▶ _GOAL_: Transcribe all of the data exactly. Omit the pictures.

▶ _DATA BLOCK_:
========================================

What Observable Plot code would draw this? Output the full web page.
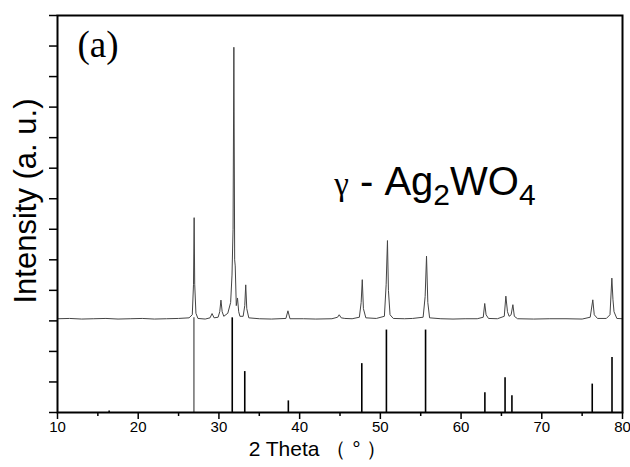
<!DOCTYPE html>
<html><head><meta charset="utf-8">
<script src="https://cdn.jsdelivr.net/npm/d3@7"></script>
<script src="https://cdn.jsdelivr.net/npm/@observablehq/plot@0.6"></script>
<style>body{margin:0;background:#fff;} svg{display:block;}</style>
</head><body><div id="chart"></div>
<script>
// Reference pattern (stick lines): 2θ positions and heights (axis units)
const refPos = [16.4, 26.9, 31.65, 33.2, 38.6, 47.7, 50.75, 55.6, 62.95, 65.45, 66.3, 76.25, 78.7];
const refInt = [0.05, 3.1, 3.1, 1.34, 0.38, 1.6, 2.7, 2.7, 0.65, 1.14, 0.55, 0.93, 1.8];
const refColor = ["#000", "#777", "#000", "#000", "#000", "#000", "#000", "#000", "#000", "#000", "#000", "#000", "#000"];

// Measured pattern (offset trace)
const traceX = [10, 11.5, 13, 14.5, 16, 17.5, 19, 20.5, 22, 23.5, 25, 26.3, 26.7, 26.85, 26.93, 27.0, 27.15, 27.4,
  28.3, 28.9, 29.15, 29.4, 29.9, 30.1, 30.25, 30.4, 30.6, 31.1, 31.45, 31.62, 31.75, 31.85, 31.95, 32.02, 32.15, 32.3, 32.45, 32.6,
  33.0, 33.2, 33.32, 33.45, 33.7, 35, 36.5, 38.3, 38.55, 38.8, 40.5, 42, 44, 44.7, 44.9, 45.15, 45.6, 46.5,
  47.4, 47.62, 47.76, 47.9, 48.2, 49.5, 50.5, 50.72, 50.88, 51.0, 51.2, 51.6, 53, 54, 55.3, 55.55, 55.72, 55.88, 56.1,
  57.5, 59, 60.5, 62, 62.75, 62.93, 63.1, 63.4, 64.5, 65.35, 65.55, 65.75, 65.95, 66.2, 66.42, 66.6, 67, 69, 71, 73, 75,
  76.0, 76.32, 76.5, 76.9, 78.0, 78.45, 78.68, 78.82, 78.95, 79.3, 80];
const traceY = [3.07, 3.08, 3.06, 3.07, 3.08, 3.06, 3.07, 3.08, 3.06, 3.07, 3.08, 3.1, 3.2, 4.2, 6.38, 4.2, 3.25, 3.08,
  3.06, 3.1, 3.24, 3.1, 3.12, 3.3, 3.68, 3.3, 3.15, 3.25, 3.6, 4.5, 6.0, 11.96, 5.0, 4.8, 3.5, 3.75, 3.3, 3.15,
  3.15, 3.5, 4.18, 3.4, 3.1, 3.07, 3.06, 3.08, 3.33, 3.07, 3.07, 3.06, 3.07, 3.12, 3.2, 3.1, 3.08, 3.07,
  3.12, 3.6, 4.35, 3.4, 3.1, 3.08, 3.15, 4.2, 5.63, 4.0, 3.2, 3.08, 3.07, 3.08, 3.12, 3.8, 5.12, 3.6, 3.1,
  3.07, 3.06, 3.07, 3.07, 3.12, 3.57, 3.2, 3.08, 3.07, 3.15, 3.81, 3.3, 3.15, 3.2, 3.53, 3.15, 3.07, 3.06, 3.07, 3.07, 3.06,
  3.12, 3.69, 3.2, 3.08, 3.08, 3.2, 4.40, 3.69, 3.3, 3.08, 3.07];

const xTicks = [10, 20, 30, 40, 50, 60, 70, 80];
const xMinor = [15, 25, 35, 45, 55, 65, 75];
const yTicks = [0, 1, 2, 3, 4, 5, 6, 7, 8, 9, 10, 11, 12, 13];

const refs = refPos.map((p, i) => ({pos: p, int: refInt[i], color: refColor[i]}));
const trace = traceX.map((x, i) => ({x, y: traceY[i]}));

const plot = Plot.plot({
  width: 630, height: 467,
  marginLeft: 57, marginRight: 8, marginTop: 15, marginBottom: 55,
  x: {domain: [10, 80]},
  y: {domain: [0, 13]},
  style: {fontFamily: "'Liberation Sans', Arial, sans-serif", fontSize: "15px", color: "#000", background: "#fff"},
  marks: [
    Plot.ruleX(refs, {x: "pos", y1: 0, y2: "int", stroke: "color", strokeWidth: 1.6}),
    Plot.line(trace, {x: "x", y: "y", stroke: "#444", strokeWidth: 1}),
    Plot.frame({stroke: "#000", strokeWidth: 2}),
    Plot.axisX({ticks: xTicks, tickSize: 7, tickPadding: 2, label: null, fontSize: 15, strokeWidth: 1.5}),
    Plot.axisX({ticks: xMinor, tickSize: 4, tickFormat: () => "", label: null, strokeWidth: 1.5}),
    Plot.axisY({ticks: yTicks, tickSize: 8, tickFormat: () => "", label: null, strokeWidth: 1.5}),
    Plot.text(["(a)"], {frameAnchor: "top-left", dx: 20, dy: 15, lineAnchor: "top", textAnchor: "start",
      fontFamily: "'Liberation Serif', 'Times New Roman', serif", fontSize: 37}),
    Plot.text(["Intensity (a. u.)"], {frameAnchor: "left", dx: -31, dy: -13, rotate: -90, textAnchor: "middle", fontSize: 31}),
    Plot.text(["2 Theta （ ° ）"], {frameAnchor: "bottom", dx: -22, dy: 43, fontSize: 21})
  ]
});
document.getElementById("chart").appendChild(plot);

// Compound label with subscripts
const sx = plot.scale("x"), sy = plot.scale("y");
const svg = d3.select(plot.tagName.toLowerCase() === "svg" ? plot : plot.querySelector("svg"));
const t = svg.append("text")
  .attr("x", sx.apply(44.35)).attr("y", sy.apply(7.1))
  .attr("text-anchor", "start")
  .attr("font-family", "'Liberation Sans', Arial, sans-serif").attr("font-size", 40).attr("fill", "#000");
t.append("tspan").attr("font-family", "'Liberation Serif', serif").attr("font-size", 33).text("γ");
t.append("tspan").text(" - Ag");
t.append("tspan").attr("font-size", 30).attr("dy", 10).text("2");
t.append("tspan").attr("dy", -10).text("WO");
t.append("tspan").attr("font-size", 30).attr("dy", 10).text("4");
</script>
</body></html>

========================================

▶ _RESPONSE TO THE EXERCISE_:
What Observable Plot code would draw this? Output the full web page.
<!DOCTYPE html>
<html><head><meta charset="utf-8">
<script src="https://cdn.jsdelivr.net/npm/d3@7"></script>
<script src="https://cdn.jsdelivr.net/npm/@observablehq/plot@0.6"></script>
<style>body{margin:0;background:#fff;} svg{display:block;}</style>
</head><body><div id="chart"></div>
<script>
// Reference pattern (stick lines): 2θ positions and heights (axis units)
const refPos = [16.4, 26.9, 31.65, 33.2, 38.6, 47.7, 50.75, 55.6, 62.95, 65.45, 66.3, 76.25, 78.7];
const refInt = [0.05, 3.1, 3.1, 1.34, 0.38, 1.6, 2.7, 2.7, 0.65, 1.14, 0.55, 0.93, 1.8];
const refColor = ["#000", "#777", "#000", "#000", "#000", "#000", "#000", "#000", "#000", "#000", "#000", "#000", "#000"];

// Measured pattern (offset trace)
const traceX = [10, 11.5, 13, 14.5, 16, 17.5, 19, 20.5, 22, 23.5, 25, 26.3, 26.7, 26.85, 26.93, 27.0, 27.15, 27.4,
  28.3, 28.9, 29.15, 29.4, 29.9, 30.1, 30.25, 30.4, 30.6, 31.1, 31.45, 31.62, 31.75, 31.85, 31.95, 32.02, 32.15, 32.3, 32.45, 32.6,
  33.0, 33.2, 33.32, 33.45, 33.7, 35, 36.5, 38.3, 38.55, 38.8, 40.5, 42, 44, 44.7, 44.9, 45.15, 45.6, 46.5,
  47.4, 47.62, 47.76, 47.9, 48.2, 49.5, 50.5, 50.72, 50.88, 51.0, 51.2, 51.6, 53, 54, 55.3, 55.55, 55.72, 55.88, 56.1,
  57.5, 59, 60.5, 62, 62.75, 62.93, 63.1, 63.4, 64.5, 65.35, 65.55, 65.75, 65.95, 66.2, 66.42, 66.6, 67, 69, 71, 73, 75,
  76.0, 76.32, 76.5, 76.9, 78.0, 78.45, 78.68, 78.82, 78.95, 79.3, 80];
const traceY = [3.07, 3.08, 3.06, 3.07, 3.08, 3.06, 3.07, 3.08, 3.06, 3.07, 3.08, 3.1, 3.2, 4.2, 6.38, 4.2, 3.25, 3.08,
  3.06, 3.1, 3.24, 3.1, 3.12, 3.3, 3.68, 3.3, 3.15, 3.25, 3.6, 4.5, 6.0, 11.96, 5.0, 4.8, 3.5, 3.75, 3.3, 3.15,
  3.15, 3.5, 4.18, 3.4, 3.1, 3.07, 3.06, 3.08, 3.33, 3.07, 3.07, 3.06, 3.07, 3.12, 3.2, 3.1, 3.08, 3.07,
  3.12, 3.6, 4.35, 3.4, 3.1, 3.08, 3.15, 4.2, 5.63, 4.0, 3.2, 3.08, 3.07, 3.08, 3.12, 3.8, 5.12, 3.6, 3.1,
  3.07, 3.06, 3.07, 3.07, 3.12, 3.57, 3.2, 3.08, 3.07, 3.15, 3.81, 3.3, 3.15, 3.2, 3.53, 3.15, 3.07, 3.06, 3.07, 3.07, 3.06,
  3.12, 3.69, 3.2, 3.08, 3.08, 3.2, 4.40, 3.69, 3.3, 3.08, 3.07];

const xTicks = [10, 20, 30, 40, 50, 60, 70, 80];
const xMinor = [15, 25, 35, 45, 55, 65, 75];
const yTicks = [0, 1, 2, 3, 4, 5, 6, 7, 8, 9, 10, 11, 12, 13];

const refs = refPos.map((p, i) => ({pos: p, int: refInt[i], color: refColor[i]}));
const trace = traceX.map((x, i) => ({x, y: traceY[i]}));

const plot = Plot.plot({
  width: 630, height: 467,
  marginLeft: 57, marginRight: 8, marginTop: 15, marginBottom: 55,
  x: {domain: [10, 80]},
  y: {domain: [0, 13]},
  style: {fontFamily: "'Liberation Sans', Arial, sans-serif", fontSize: "15px", color: "#000", background: "#fff"},
  marks: [
    Plot.ruleX(refs, {x: "pos", y1: 0, y2: "int", stroke: "color", strokeWidth: 1.6}),
    Plot.line(trace, {x: "x", y: "y", stroke: "#444", strokeWidth: 1}),
    Plot.frame({stroke: "#000", strokeWidth: 2}),
    Plot.axisX({ticks: xTicks, tickSize: 7, tickPadding: 2, label: null, fontSize: 15, strokeWidth: 1.5}),
    Plot.axisX({ticks: xMinor, tickSize: 4, tickFormat: () => "", label: null, strokeWidth: 1.5}),
    Plot.axisY({ticks: yTicks, tickSize: 8, tickFormat: () => "", label: null, strokeWidth: 1.5}),
    Plot.text(["(a)"], {frameAnchor: "top-left", dx: 20, dy: 15, lineAnchor: "top", textAnchor: "start",
      fontFamily: "'Liberation Serif', 'Times New Roman', serif", fontSize: 37}),
    Plot.text(["Intensity (a. u.)"], {frameAnchor: "left", dx: -31, dy: -13, rotate: -90, textAnchor: "middle", fontSize: 31}),
    Plot.text(["2 Theta （ ° ）"], {frameAnchor: "bottom", dx: -22, dy: 43, fontSize: 21})
  ]
});
document.getElementById("chart").appendChild(plot);

// Compound label with subscripts
const sx = plot.scale("x"), sy = plot.scale("y");
const svg = d3.select(plot.tagName.toLowerCase() === "svg" ? plot : plot.querySelector("svg"));
const t = svg.append("text")
  .attr("x", sx.apply(44.35)).attr("y", sy.apply(7.1))
  .attr("text-anchor", "start")
  .attr("font-family", "'Liberation Sans', Arial, sans-serif").attr("font-size", 40).attr("fill", "#000");
t.append("tspan").attr("font-family", "'Liberation Serif', serif").attr("font-size", 33).text("γ");
t.append("tspan").text(" - Ag");
t.append("tspan").attr("font-size", 30).attr("dy", 10).text("2");
t.append("tspan").attr("dy", -10).text("WO");
t.append("tspan").attr("font-size", 30).attr("dy", 10).text("4");
</script>
</body></html>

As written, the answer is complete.